Из произведений, написанных в изгнании, особенно сильное каллимаховское влияние испытывает Ибис, в то время как элегические послания должны рассматриваться как новаторское творчество. Одновременно они представляют собой стихотворную публицистику, с которой, собственно, и начинался элегический жанр (Солон). Описание варварской страны во многих отношениях сводится к литературным τόποι - Овидий желает не столько дать правдивое описание Том, сколько убедить римского читателя, что он не может там жить.
Литературная техника
Архитектоника отдельной любовной элегии у Овидия строго соответствует теме. Ему чуждо сочетание нескольких линий, как, скажем, у Тибулла, и часто его мысль развивается по риторическим принципам: достаточно ознакомиться с разработкой тем "каждый влюбленный несет военную службу", militat omnis amans (1, 9) или "ненавижу и люблю", odi et amo (3, и, 33-52[14]).
В каждом отдельном послании из цикла Героид риторика служит орудием изображения характера; соответственно там встречается аргументация, однако такого рода, что часто практический ее успех просто немыслим.

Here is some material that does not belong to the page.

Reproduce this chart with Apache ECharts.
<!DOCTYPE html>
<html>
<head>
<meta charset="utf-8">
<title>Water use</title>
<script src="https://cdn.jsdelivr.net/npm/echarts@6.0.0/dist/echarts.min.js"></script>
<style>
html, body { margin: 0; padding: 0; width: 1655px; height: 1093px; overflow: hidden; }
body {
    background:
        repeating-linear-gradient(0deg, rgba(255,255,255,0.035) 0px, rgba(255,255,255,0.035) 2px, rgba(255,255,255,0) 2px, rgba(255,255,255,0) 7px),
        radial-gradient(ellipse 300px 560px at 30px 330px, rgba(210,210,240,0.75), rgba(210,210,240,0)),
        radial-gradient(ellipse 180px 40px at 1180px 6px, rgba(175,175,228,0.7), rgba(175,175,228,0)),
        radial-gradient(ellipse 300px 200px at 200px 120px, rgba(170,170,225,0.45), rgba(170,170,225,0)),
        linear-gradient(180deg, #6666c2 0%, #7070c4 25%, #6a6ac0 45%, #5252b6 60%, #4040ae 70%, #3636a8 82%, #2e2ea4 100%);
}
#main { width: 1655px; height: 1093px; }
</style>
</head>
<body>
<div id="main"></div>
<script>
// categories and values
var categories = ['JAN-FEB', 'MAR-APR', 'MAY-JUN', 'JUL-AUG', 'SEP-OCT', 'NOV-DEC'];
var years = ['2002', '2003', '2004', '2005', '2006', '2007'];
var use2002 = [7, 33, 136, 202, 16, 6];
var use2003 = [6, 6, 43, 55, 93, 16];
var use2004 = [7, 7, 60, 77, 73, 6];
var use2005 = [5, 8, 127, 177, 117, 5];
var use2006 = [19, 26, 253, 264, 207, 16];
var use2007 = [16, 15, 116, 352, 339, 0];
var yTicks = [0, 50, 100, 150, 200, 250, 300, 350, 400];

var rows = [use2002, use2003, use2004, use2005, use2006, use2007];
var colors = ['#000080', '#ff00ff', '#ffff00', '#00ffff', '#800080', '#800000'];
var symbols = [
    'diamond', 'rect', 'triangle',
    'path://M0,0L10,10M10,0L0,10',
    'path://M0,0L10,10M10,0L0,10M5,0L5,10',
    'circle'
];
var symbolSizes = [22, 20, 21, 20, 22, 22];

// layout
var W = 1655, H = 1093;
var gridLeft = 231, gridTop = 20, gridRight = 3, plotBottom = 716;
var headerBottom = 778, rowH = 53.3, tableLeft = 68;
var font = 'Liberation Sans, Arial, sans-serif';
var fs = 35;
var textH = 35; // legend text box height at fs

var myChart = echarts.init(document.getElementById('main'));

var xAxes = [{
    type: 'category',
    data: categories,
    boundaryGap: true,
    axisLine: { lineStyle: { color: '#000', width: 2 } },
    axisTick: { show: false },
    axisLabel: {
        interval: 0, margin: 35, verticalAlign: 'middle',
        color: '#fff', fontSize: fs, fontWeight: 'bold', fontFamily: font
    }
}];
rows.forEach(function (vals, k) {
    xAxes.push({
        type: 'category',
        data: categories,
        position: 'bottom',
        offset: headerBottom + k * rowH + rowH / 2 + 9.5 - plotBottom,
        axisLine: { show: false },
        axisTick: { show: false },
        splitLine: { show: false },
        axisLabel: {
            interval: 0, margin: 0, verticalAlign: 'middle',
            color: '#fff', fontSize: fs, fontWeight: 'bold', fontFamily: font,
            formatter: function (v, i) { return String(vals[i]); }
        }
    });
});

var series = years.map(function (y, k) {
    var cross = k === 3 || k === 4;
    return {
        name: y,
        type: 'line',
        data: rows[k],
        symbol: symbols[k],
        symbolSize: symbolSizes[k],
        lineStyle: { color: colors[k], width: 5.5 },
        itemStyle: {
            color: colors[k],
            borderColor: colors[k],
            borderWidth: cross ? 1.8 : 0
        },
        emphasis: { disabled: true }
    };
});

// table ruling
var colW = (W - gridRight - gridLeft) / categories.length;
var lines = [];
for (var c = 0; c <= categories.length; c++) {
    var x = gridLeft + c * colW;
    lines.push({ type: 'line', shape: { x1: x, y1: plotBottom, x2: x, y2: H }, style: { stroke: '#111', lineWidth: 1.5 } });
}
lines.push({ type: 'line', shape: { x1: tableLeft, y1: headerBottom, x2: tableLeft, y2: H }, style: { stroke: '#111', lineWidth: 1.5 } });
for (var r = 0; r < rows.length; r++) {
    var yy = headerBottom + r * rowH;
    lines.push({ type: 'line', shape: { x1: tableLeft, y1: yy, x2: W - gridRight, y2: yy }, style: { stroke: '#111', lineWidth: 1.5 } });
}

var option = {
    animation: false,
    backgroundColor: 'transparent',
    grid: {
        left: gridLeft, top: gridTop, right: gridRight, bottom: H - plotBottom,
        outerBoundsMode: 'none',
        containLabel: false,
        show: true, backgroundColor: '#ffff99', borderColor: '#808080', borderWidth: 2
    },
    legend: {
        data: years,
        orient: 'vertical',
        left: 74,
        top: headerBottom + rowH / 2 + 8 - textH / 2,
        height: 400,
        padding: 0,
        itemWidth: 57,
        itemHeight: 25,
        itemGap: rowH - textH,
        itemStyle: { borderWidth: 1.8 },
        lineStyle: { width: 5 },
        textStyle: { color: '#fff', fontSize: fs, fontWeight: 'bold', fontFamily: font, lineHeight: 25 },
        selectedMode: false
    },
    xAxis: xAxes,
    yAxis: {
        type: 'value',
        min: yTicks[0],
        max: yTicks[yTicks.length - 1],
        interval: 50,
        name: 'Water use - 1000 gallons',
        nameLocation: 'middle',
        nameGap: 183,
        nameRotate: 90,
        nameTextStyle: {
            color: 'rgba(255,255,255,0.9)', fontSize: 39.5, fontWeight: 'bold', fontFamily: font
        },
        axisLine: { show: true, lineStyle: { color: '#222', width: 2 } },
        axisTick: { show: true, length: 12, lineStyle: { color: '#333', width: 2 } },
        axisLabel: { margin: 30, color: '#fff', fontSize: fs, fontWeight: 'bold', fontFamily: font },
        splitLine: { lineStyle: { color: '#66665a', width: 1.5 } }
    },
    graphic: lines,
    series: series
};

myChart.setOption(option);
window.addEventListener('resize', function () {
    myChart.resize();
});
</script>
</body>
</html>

Зато возникает живой образ женщины, написавшей это послание. Из средства убеждения риторика становится орудием художественного изображения.
Задачу эстетически значимого сочетания целого ряда малых произведений, так чтобы возник цельный сборник, Овидий решает вслед за Горацием, и его достижения особенно впечатляющи в общей структуре Посланий с Понта, 1-3 книги, выстроенной по принципу осевой симметрии (см. разд. Обзор творчества).
Создание целой книги как связного текста удается ему в первый раз в Науке любви. При этом мифологические примеры и последовательно употребляемые метафоры (напр., поездка на колеснице) становятся вехами, одновременно расчленяющими текст и создающими впечатление единства[15]. Уже здесь выходит на поверхность конструктивная мысль об отдельной книге: третья книга ars освещает предмет первых двух с новой точки зрения, а именно с точки зрения женщины, - и в Лекарствах уже знакомые читателю средства и пути (мифологические примеры, рациональное проникновение психологического анализа в риторические медитации) служат противоположной цели, нежели в Науке любви. Конечно, не случайно, что в обоих произведениях столько же книг, сколько в Георгиках Вергилия.
Еще более крупным композиционным единицам предстояло стать предметом художественного размышления Овидия в Метаморфозах. Книги связываются друг с другом уже в силу того обстоятельства, что в конце каждой книги, как в романе с продолжением, возникает контекст нового рассказа (так 1, 747; 2, 836) или, наоборот, главное действие книги найдет свою развязку только в следующей (так и, 1-84). Весьма искусно сочетание отдельных рассказов друг с другом: Овидий, как правило, не ограничивается внешней состыковкой, напр., рамочным повествованием, присутствием или отсутствием персонажа, но стремится к тематическим связям (например, созерцание запретного в 3 книге). Важны в произведении генеалогические и культурно-исторические связи: Фивы в первой трети произведения, Афины во второй, Троя и Рим в третьей.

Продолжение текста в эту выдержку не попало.